Bind to port <1024 in jail

Eugene Grosbein eugen at grosbein.net
Mon Aug 20 14:59:33 UTC 2018


20.08.2018 21:47, Stefan Bethke wrote:

> I have a Go program (acme-dns) that wants to bind 53, 80, and 443, and I’d rather have it run as a non-privileged user.  The program doesn’t provide a facility to drop privs after binding the ports. I’m planning to run it in a jail.
> 
> After some googling, it appears that a couple of years ago I should have been able to do:
> sysctl net.inet.ip.portrange.reservedhigh=0
> and allow all processes to bind to „low“ ports. This does not work in my jails on a 11-stable host.
> 
> $ sudo sysctl net.inet.ip.portrange.reservedhigh=0
> net.inet.ip.portrange.reservedhigh: 1023
> sysctl: net.inet.ip.portrange.reservedhigh=0: Operation not permitted
> 
> Securelevel should not interfere:
> $ sysctl kern.securelevel
> kern.securelevel: -1
> 
> Is there a way to allow regular processes to bind to low ports?

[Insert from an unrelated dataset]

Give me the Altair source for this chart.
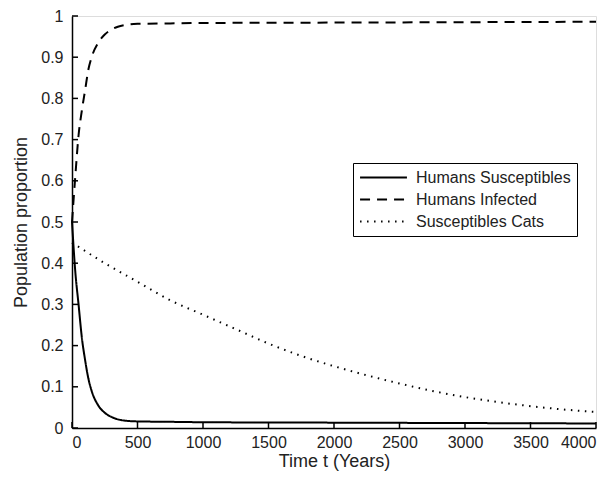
import altair as alt
import pandas as pd

# Humans susceptibles
t_hs = [0, 25, 50, 75, 100, 125, 150, 200, 250, 300, 350, 400, 500, 750, 1000, 2000, 3000, 4000]
v_hs = [0.5, 0.38, 0.30, 0.22, 0.165, 0.12, 0.09, 0.055, 0.037, 0.027, 0.021, 0.018, 0.016, 0.015, 0.014, 0.013, 0.012, 0.011]

# Humans infected
t_hi = [0, 25, 50, 75, 100, 125, 150, 200, 250, 300, 350, 400, 500, 750, 1000, 2000, 3000, 4000]
v_hi = [0.5, 0.61, 0.71, 0.77, 0.82, 0.87, 0.9, 0.935, 0.955, 0.967, 0.974, 0.978, 0.981, 0.982, 0.983, 0.984, 0.985, 0.986]

# Susceptible cats
t_sc = [0, 250, 500, 750, 1000, 1250, 1500, 1750, 2000, 2250, 2500, 2750, 3000, 3250, 3500, 3750, 4000]
v_sc = [0.45, 0.40, 0.355, 0.31, 0.275, 0.24, 0.205, 0.175, 0.15, 0.128, 0.108, 0.09, 0.075, 0.063, 0.053, 0.045, 0.039]

series = ["Humans Susceptibles", "Humans Infected", "Susceptibles Cats"]
dashes = [[1, 0], [10, 7], [1.5, 5.5]]

x_ticks = [0, 500, 1000, 1500, 2000, 2500, 3000, 3500, 4000]
y_ticks = [0, 0.1, 0.2, 0.3, 0.4, 0.5, 0.6, 0.7, 0.8, 0.9, 1]

rows = []
for name, ts, vs in zip(series, [t_hs, t_hi, t_sc], [v_hs, v_hi, v_sc]):
    for t, v in zip(ts, vs):
        rows.append({"t": t, "v": v, "series": name})
df = pd.DataFrame(rows)

FONT = "Liberation Sans"
TXT = "#222"

x_scale = alt.Scale(domain=[0, 4000], nice=False)
y_scale = alt.Scale(domain=[0, 1], nice=False)

lines = alt.Chart(df).mark_line(color="black", strokeWidth=2, interpolate="monotone").encode(
    x=alt.X("t:Q", scale=x_scale,
            axis=alt.Axis(title="Time t (Years)", values=x_ticks, format="d", tickSize=0,
                          labelPadding=6, titlePadding=2, grid=False, domainColor="black",
                          domainWidth=1.5, labelFontSize=16, titleFontSize=18,
                          labelColor=TXT, titleColor=TXT, labelFont=FONT, titleFont=FONT,
                          labelFontWeight="normal", titleFontWeight="normal")),
    y=alt.Y("v:Q", scale=y_scale,
            axis=alt.Axis(title="Population proportion", values=y_ticks, tickSize=0,
                          labelPadding=9, titlePadding=10, grid=False, domainColor="black",
                          domainWidth=1.5, labelFontSize=16, titleFontSize=18,
                          labelColor=TXT, titleColor=TXT, labelFont=FONT, titleFont=FONT,
                          labelFontWeight="normal", titleFontWeight="normal",
                          labelExpr="datum.value == 0 || datum.value == 1 ? format(datum.value, 'd') : format(datum.value, '.1f')")),
    strokeDash=alt.StrokeDash("series:N",
                              scale=alt.Scale(domain=series, range=dashes),
                              legend=alt.Legend(title=None, orient="none", legendX=281, legendY=147,
                                                symbolType="stroke", symbolSize=2200,
                                                symbolStrokeWidth=2, symbolStrokeColor="black",
                                                clipHeight=17, labelOffset=8,
                                                labelFontSize=16, labelFont=FONT, labelColor=TXT,
                                                strokeColor="black", fillColor="white",
                                                padding=6, rowPadding=5, labelLimit=300)),
    order=alt.Order("t:Q"),
)

xt = pd.DataFrame({"t": x_ticks})
yt = pd.DataFrame({"v": y_ticks})

xticks = alt.Chart(xt).mark_rule(color="black", strokeWidth=1.5).encode(
    x=alt.X("t:Q", scale=x_scale), y=alt.value(412), y2=alt.value(406))
yticks = alt.Chart(yt).mark_rule(color="black", strokeWidth=1.5).encode(
    y=alt.Y("v:Q", scale=y_scale), x=alt.value(0), x2=alt.value(6))

chart = alt.layer(lines, xticks, yticks).properties(
    width=524, height=412,
    autosize=alt.AutoSizeParams(type="none"),
    padding={"left": 64, "top": 8, "right": 11, "bottom": 44},
).configure_view(stroke=None).configure(background="white")

chart.save("out.html", embed_options={"renderer": "svg", "actions": False})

Yes. Just use mac_portacl kernel module: kldload mac_portacl

Once loaded, it duplicates net.inet.ip.portrange.reservedhigh protection
with its own security.mac.portacl.port_high, so it's safe to disable
"reservedhigh" for whole system by running sysctl net.inet.ip.portrange.reservedhigh=0
for host.

The trick is that mac_portacl provides a way to selectively give permission for non-root UID
to bind low ports:

security.mac.portacl.rules=uid:88:tcp:80,uid:88:tcp:443,uid:53:tcp:53,uid:53:udp:53

It works just fine for a host and I use it for name servers utilizing port 53
for a box with dynamically created interfaces, so it may bind the port for distinct IP addresses
after it dropped privilegies when new interface is created and get new IP assigned.

I have not tried it for a jails, though. Please try and respond.